Irish Pot Still Whiskey – this is the most traditional of Irish whiskey styles, and until recently it wasn’t found outside of Ireland. It uses a mixture of malted barley, unmalted barley and, optionally, other grains, and is distilled in pot stills. The recipe must include at least 30% of both malted and unmalted barley, and a maximum of 5% of other grains.

Irish Blended Whiskey – a mixture of at least two of the three types of whiskey above.

Is all Irish whiskey triple distilled?

Irish whiskey is usually triple distilled, making a lighter style of spirit than the normally double-distilled Scottish whiskies. However, Irish distillers can legally double distil if they wish.

Most companies do triple distil, but most of Cooley’s whiskeys, including Connemara and Tyrconnell, are only distiled twice.

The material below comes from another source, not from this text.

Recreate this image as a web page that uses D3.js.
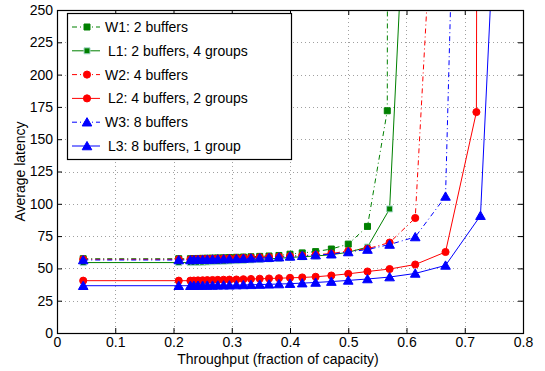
<!DOCTYPE html>
<html>
<head>
<meta charset="utf-8">
<script src="https://cdnjs.cloudflare.com/ajax/libs/d3/7.8.5/d3.min.js"></script>
<style>
  html, body { margin: 0; padding: 0; background: #fff; }
  svg { display: block; font-family: "Liberation Sans", Arial, Helvetica, sans-serif; }
</style>
</head>
<body>
<svg id="chart" width="545" height="371"></svg>
<script>
// Offered-load points (fraction of capacity) shared by every configuration
const throughput = [0.045, 0.209, 0.229, 0.235, 0.242, 0.25, 0.258, 0.267, 0.276, 0.286,
  0.296, 0.308, 0.32, 0.333, 0.348, 0.364, 0.381, 0.4, 0.421, 0.444, 0.471, 0.5, 0.533,
  0.571, 0.615, 0.667, 0.727];

// Average latency per configuration; the final points lie past saturation
const w1X = [0.045, 0.209, 0.229, 0.235, 0.242, 0.25, 0.258, 0.267, 0.276, 0.286,
  0.296, 0.308, 0.32, 0.333, 0.348, 0.364, 0.381, 0.4, 0.421, 0.444, 0.471, 0.5, 0.533, 0.567, 0.568];
const w1Y = [57.5, 57.5, 57.5, 57.6, 57.7, 57.8, 57.9, 58.0, 58.1, 58.2,
  58.4, 58.6, 58.8, 59.0, 59.3, 59.6, 60.0, 61.0, 62.0, 63.0, 65.0, 68.8, 82.5, 172, 600];

const l1X = throughput.slice(0, 24).concat([0.595]);
const l1Y = [54.5, 54.5, 54.5, 54.6, 54.7, 54.8, 55.0, 55.2, 55.4, 55.6,
  55.8, 56.0, 56.3, 56.6, 57.0, 57.4, 57.8, 58.5, 59.0, 59.6, 60.6, 62.5, 66.5, 96, 320];

const w2X = throughput.slice(0, 25).concat([0.665]);
const w2Y = [57.0, 57.0, 57.0, 57.1, 57.2, 57.3, 57.4, 57.5, 57.6, 57.7,
  57.8, 58.0, 58.2, 58.4, 58.6, 58.8, 59.1, 59.5, 60.0, 60.6, 61.5, 63.5, 65.2, 70.0, 89, 500];

const l2X = throughput.slice(0, 26).concat([0.72, 0.722]);
const l2Y = [40.5, 40.5, 40.5, 40.6, 40.7, 40.8, 40.9, 41.0, 41.1, 41.2,
  41.3, 41.4, 41.6, 41.8, 42.0, 42.2, 42.4, 42.7, 43.0, 43.5, 44.5, 45.8, 47.6, 49.5, 53.0, 62.7, 171, 600];

const w3X = throughput.slice(0, 26).concat([0.69]);
const w3Y = [56.5, 56.5, 56.5, 56.6, 56.7, 56.8, 56.9, 57.0, 57.1, 57.2,
  57.3, 57.4, 57.6, 57.8, 58.0, 58.3, 58.7, 59.3, 59.8, 60.3, 61.0, 62.7, 64.6, 68.5, 74.3, 105.7, 500];

const l3X = throughput.concat([0.75]);
const l3Y = [36.6, 36.6, 36.6, 36.6, 36.7, 36.7, 36.8, 36.8, 36.9, 37.0,
  37.0, 37.1, 37.2, 37.3, 37.5, 37.7, 37.9, 38.2, 38.6, 39.1, 39.8, 40.7, 41.8, 43.3, 46.1, 52.3, 90.8, 310];

const seriesNames = ["W1: 2 buffers", "L1: 2 buffers, 4 groups", "W2: 4 buffers",
  "L2: 4 buffers, 2 groups", "W3: 8 buffers", "L3: 8 buffers, 1 group"];

const xTicks = [0, 0.1, 0.2, 0.3, 0.4, 0.5, 0.6, 0.7, 0.8];
const yTicks = [0, 25, 50, 75, 100, 125, 150, 175, 200, 225, 250];

const series = [
  { name: seriesNames[0], x: w1X, y: w1Y, color: "#008000", dash: "5,3,1,3", marker: "square", edge: "#008000" },
  { name: seriesNames[1], x: l1X, y: l1Y, color: "#008000", dash: null, marker: "square", edge: "#a8d8cc" },
  { name: seriesNames[2], x: w2X, y: w2Y, color: "#ff0000", dash: "5,3,1,3", marker: "circle", edge: "#ff0000" },
  { name: seriesNames[3], x: l2X, y: l2Y, color: "#ff0000", dash: null, marker: "circle", edge: "#ff0000" },
  { name: seriesNames[4], x: w3X, y: w3Y, color: "#0000ff", dash: "5,3,1,3", marker: "triangle", edge: "#0000ff" },
  { name: seriesNames[5], x: l3X, y: l3Y, color: "#0000ff", dash: null, marker: "triangle", edge: "#0000ff" }
];

const svg = d3.select("#chart");
const margin = { left: 57, right: 22, top: 10, bottom: 38 };
const W = 545, H = 371;
const pw = W - margin.left - margin.right;
const ph = H - margin.top - margin.bottom;
const FS = "14px";

const x = d3.scaleLinear().domain([0, 0.8]).range([margin.left, margin.left + pw]);
const y = d3.scaleLinear().domain([0, 250]).range([margin.top + ph, margin.top]);

svg.append("defs").append("clipPath").attr("id", "plotClip")
  .append("rect").attr("x", margin.left).attr("y", margin.top).attr("width", pw).attr("height", ph);

// Dotted grid
const grid = svg.append("g").attr("stroke", "#a0a0a0").attr("stroke-width", 1)
  .attr("stroke-dasharray", "1,3").attr("fill", "none");
xTicks.slice(1, -1).forEach(t => {
  grid.append("line").attr("x1", Math.round(x(t)) + 0.5).attr("x2", Math.round(x(t)) + 0.5)
    .attr("y1", margin.top).attr("y2", margin.top + ph);
});
yTicks.slice(1, -1).forEach(t => {
  grid.append("line").attr("y1", Math.round(y(t)) + 0.5).attr("y2", Math.round(y(t)) + 0.5)
    .attr("x1", margin.left).attr("x2", margin.left + pw);
});

// Axes with inward ticks on all four sides
const fmtX = d => d === 0 ? "0" : d3.format(".1f")(d);
const axisStyle = g => {
  g.select(".domain").remove();
  g.selectAll(".tick line").attr("stroke", "#000");
  g.selectAll(".tick text").attr("fill", "#000").style("font-size", FS);
};
svg.append("g").attr("transform", `translate(0,${margin.top + ph})`)
  .call(d3.axisBottom(x).tickValues(xTicks).tickFormat(fmtX).tickSizeInner(-5).tickSizeOuter(0).tickPadding(4))
  .call(axisStyle);
svg.append("g").attr("transform", `translate(0,${margin.top})`)
  .call(d3.axisTop(x).tickValues(xTicks).tickFormat("").tickSizeInner(-5).tickSizeOuter(0))
  .call(axisStyle);
svg.append("g").attr("transform", `translate(${margin.left},0)`)
  .call(d3.axisLeft(y).tickValues(yTicks).tickFormat(d3.format("d")).tickSizeInner(-5).tickSizeOuter(0).tickPadding(4))
  .call(axisStyle);
svg.append("g").attr("transform", `translate(${margin.left + pw},0)`)
  .call(d3.axisRight(y).tickValues(yTicks).tickFormat("").tickSizeInner(-5).tickSizeOuter(0))
  .call(axisStyle);

// Series lines and markers
const plot = svg.append("g").attr("clip-path", "url(#plotClip)");
const line = d3.line().x(d => x(d[0])).y(d => y(d[1]));
const symbolFor = { square: d3.symbolSquare, circle: d3.symbolCircle, triangle: d3.symbolTriangle };
const sizeFor = { square: 36, circle: 40, triangle: 40 };

function drawMarker(g, s, px, py) {
  const sym = d3.symbol().type(symbolFor[s.marker]).size(sizeFor[s.marker]);
  const dy = s.marker === "triangle" ? 1 : 0;
  g.append("path").attr("d", sym())
    .attr("transform", `translate(${px},${py + dy})`)
    .attr("fill", s.color).attr("stroke", s.edge).attr("stroke-width", 1);
}

series.forEach(s => {
  const pts = s.x.map((v, i) => [v, s.y[i]]);
  plot.append("path").datum(pts).attr("d", line)
    .attr("fill", "none").attr("stroke", s.color).attr("stroke-width", 1)
    .attr("stroke-dasharray", s.dash);
  const mg = plot.append("g");
  pts.forEach(p => drawMarker(mg, s, x(p[0]), y(p[1])));
});

// Frame
svg.append("rect").attr("x", margin.left + 0.5).attr("y", margin.top + 0.5)
  .attr("width", pw).attr("height", ph)
  .attr("fill", "none").attr("stroke", "#000").attr("stroke-width", 1.2);

// Axis titles
svg.append("text").attr("x", 278).attr("y", 364).attr("text-anchor", "middle")
  .style("font-size", FS).text("Throughput (fraction of capacity)");
svg.append("text").attr("transform", `translate(25,${margin.top + ph / 2}) rotate(-90)`)
  .attr("text-anchor", "middle").style("font-size", FS).text("Average latency");

// Legend
const lg = svg.append("g");
const lx = 67, ly = 13, lw = 224, lh = 146;
lg.append("rect").attr("x", lx + 0.5).attr("y", ly + 0.5).attr("width", lw).attr("height", lh)
  .attr("fill", "#fff").attr("stroke", "#000").attr("stroke-width", 1.2);
series.forEach((s, i) => {
  const cy = ly + 14 + i * 23.8;
  lg.append("line").attr("x1", lx + 5).attr("x2", lx + 33).attr("y1", cy).attr("y2", cy)
    .attr("stroke", s.color).attr("stroke-width", 1).attr("stroke-dasharray", s.dash);
  drawMarker(lg, s, lx + 20, cy);
  lg.append("text").attr("x", s.dash ? lx + 38 : lx + 41).attr("y", cy + 5)
    .style("font-size", FS).text(s.name);
});
</script>
</body>
</html>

What about the E in Whiskey?

There are many theories and stories, but the one that makes most sense to me is from the years of Irish whiskey’s dominance around the world.

With Irish whiskey so popular, other producers – including those from Scotland – started making whiskey of a similar style to try and compete. Sometimes these whiskies had a shady background, with Scottish whisky shipped to Ireland to be blended with a small amount of young Irish spirit before labelling as Irish whisky, and the genuine Irish producers needed a way to distinguish themselves – hence the added E.

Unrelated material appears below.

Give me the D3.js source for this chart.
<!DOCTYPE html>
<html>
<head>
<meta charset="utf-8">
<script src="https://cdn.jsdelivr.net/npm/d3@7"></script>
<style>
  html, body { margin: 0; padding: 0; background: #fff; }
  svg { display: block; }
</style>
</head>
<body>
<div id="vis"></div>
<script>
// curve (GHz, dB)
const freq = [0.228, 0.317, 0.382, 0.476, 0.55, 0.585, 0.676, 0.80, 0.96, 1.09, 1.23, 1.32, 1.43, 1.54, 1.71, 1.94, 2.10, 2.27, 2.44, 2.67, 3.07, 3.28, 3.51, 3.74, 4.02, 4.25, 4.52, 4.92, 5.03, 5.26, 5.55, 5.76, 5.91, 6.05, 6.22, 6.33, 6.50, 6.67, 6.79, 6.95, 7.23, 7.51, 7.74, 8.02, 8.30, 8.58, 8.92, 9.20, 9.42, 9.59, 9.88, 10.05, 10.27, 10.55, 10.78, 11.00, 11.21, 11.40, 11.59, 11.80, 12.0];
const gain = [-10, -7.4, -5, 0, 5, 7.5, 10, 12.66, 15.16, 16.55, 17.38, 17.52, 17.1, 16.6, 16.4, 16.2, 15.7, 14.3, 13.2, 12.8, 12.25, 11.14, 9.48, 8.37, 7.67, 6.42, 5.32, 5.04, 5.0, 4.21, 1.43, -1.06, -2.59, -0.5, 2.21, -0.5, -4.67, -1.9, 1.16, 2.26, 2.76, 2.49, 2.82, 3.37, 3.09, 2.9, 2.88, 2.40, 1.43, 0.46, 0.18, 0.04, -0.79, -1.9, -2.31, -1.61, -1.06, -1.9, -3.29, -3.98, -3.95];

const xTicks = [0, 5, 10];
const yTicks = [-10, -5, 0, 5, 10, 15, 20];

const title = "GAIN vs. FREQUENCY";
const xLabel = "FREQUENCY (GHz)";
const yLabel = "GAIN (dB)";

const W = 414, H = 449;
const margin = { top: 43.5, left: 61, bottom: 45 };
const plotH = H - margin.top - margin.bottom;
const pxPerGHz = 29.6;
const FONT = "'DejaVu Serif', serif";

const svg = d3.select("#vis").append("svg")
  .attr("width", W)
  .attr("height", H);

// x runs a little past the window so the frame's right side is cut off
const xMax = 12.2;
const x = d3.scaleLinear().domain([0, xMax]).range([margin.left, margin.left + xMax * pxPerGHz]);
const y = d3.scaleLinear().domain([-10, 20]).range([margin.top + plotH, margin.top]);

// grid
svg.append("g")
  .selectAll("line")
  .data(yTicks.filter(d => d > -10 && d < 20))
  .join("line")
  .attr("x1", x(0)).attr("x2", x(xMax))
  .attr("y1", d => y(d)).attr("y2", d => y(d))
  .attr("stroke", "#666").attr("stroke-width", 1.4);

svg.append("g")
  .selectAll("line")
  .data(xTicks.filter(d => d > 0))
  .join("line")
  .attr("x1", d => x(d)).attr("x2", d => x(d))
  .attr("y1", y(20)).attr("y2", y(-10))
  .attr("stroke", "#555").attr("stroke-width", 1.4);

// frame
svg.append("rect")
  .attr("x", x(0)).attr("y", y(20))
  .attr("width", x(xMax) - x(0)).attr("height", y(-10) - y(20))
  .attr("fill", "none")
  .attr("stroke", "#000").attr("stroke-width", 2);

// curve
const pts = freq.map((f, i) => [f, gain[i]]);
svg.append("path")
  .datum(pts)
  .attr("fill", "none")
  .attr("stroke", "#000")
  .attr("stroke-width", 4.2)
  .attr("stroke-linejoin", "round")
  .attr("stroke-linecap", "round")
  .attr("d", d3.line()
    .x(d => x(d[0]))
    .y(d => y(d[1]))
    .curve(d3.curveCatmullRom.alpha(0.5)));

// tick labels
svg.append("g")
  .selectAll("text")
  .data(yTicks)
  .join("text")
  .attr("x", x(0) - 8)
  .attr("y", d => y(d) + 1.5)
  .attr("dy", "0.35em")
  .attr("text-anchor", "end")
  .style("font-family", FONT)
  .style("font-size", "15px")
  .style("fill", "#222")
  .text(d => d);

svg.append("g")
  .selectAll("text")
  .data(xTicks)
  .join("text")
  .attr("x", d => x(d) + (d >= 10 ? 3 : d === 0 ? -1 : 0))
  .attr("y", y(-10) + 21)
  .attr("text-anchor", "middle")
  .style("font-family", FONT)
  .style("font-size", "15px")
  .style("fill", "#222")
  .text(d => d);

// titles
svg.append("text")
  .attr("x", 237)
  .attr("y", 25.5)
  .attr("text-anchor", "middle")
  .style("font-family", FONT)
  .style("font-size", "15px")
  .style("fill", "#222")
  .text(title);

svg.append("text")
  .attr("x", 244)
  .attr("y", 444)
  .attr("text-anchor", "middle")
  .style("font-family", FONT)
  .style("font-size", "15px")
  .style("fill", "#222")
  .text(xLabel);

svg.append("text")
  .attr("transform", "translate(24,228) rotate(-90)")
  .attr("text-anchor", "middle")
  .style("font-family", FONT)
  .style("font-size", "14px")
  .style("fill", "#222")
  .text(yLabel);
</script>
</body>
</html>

It was far from standard for all distillers, and into the early 20th century you can still see Irish whiskey spelled without the E. However, over the decades it’s settled down, and now all Irish distillers use the E and Scottish distillers go without.

Posted in Irish Whiskey

Comments

Avatar Whiskey Nut says:

Rather than peddling theories & myths on the origins of whisky you can actually stick to verified facts.
The ‘8 bolls of malt’ of 1494 is accepted as the earliest written record of ‘whisky’ regarding Scotland. https://www.themanual.com/food-and-drink/friar-john-cor-the-father-of-scotch-whisky/
A good few years before that in the Annuls Of Clonmacnoise a certain chieftain died from ‘a surfeit of aqua vitae’ which is the earliest accepted written record of ‘whisky’ anywhere in the world. https://www.irishwhiskeymuseum.ie/news/its-true-whiskey-originated-in-ireland/
1405 is a bit earlier than 1494.

Billy Billy says:

It’s generally accepted that the making of aqua vitae (which isn’t quite whisky) was happening in both places before the written records, so myth and legend is all we really have. However, as I say in the article, the important bit in this context is that Irish whiskey was the most popular whisk(e)y in the world by the turn of the 20th century.

Avatar Whiskey Nut says:

Sorry Billy, you seem to be denying the factual written records that do exist.
I accept it was probably going on before these records but until other verifiable sources are found it’s what we have.
Inconvenient truths?

Billy Billy says:

I haven’t ignored anything – I’ve not even really spoken about the early days of whiskey making, just made a tongue-in-cheek comment about the origins of distillation in Ireland. You are indeed correct that the first written reference to the distillation of aqua vitae is in Ireland, but that’s not particularly relevant to my article, which is a reason why I didn’t explore it. The other reason is that such discussions end up very much like this one 🙂

As I mentioned in my previous comment, the modern history of whiskey making, rather than the dim and distant past, is the important bit: Ireland’s rise to dominance by the beginning of the 20th century, the subsequent fall from popularity and its current resurgence. That’s what the article focuses on, with flippant, attempted jokes about everyone hating the English as a side note.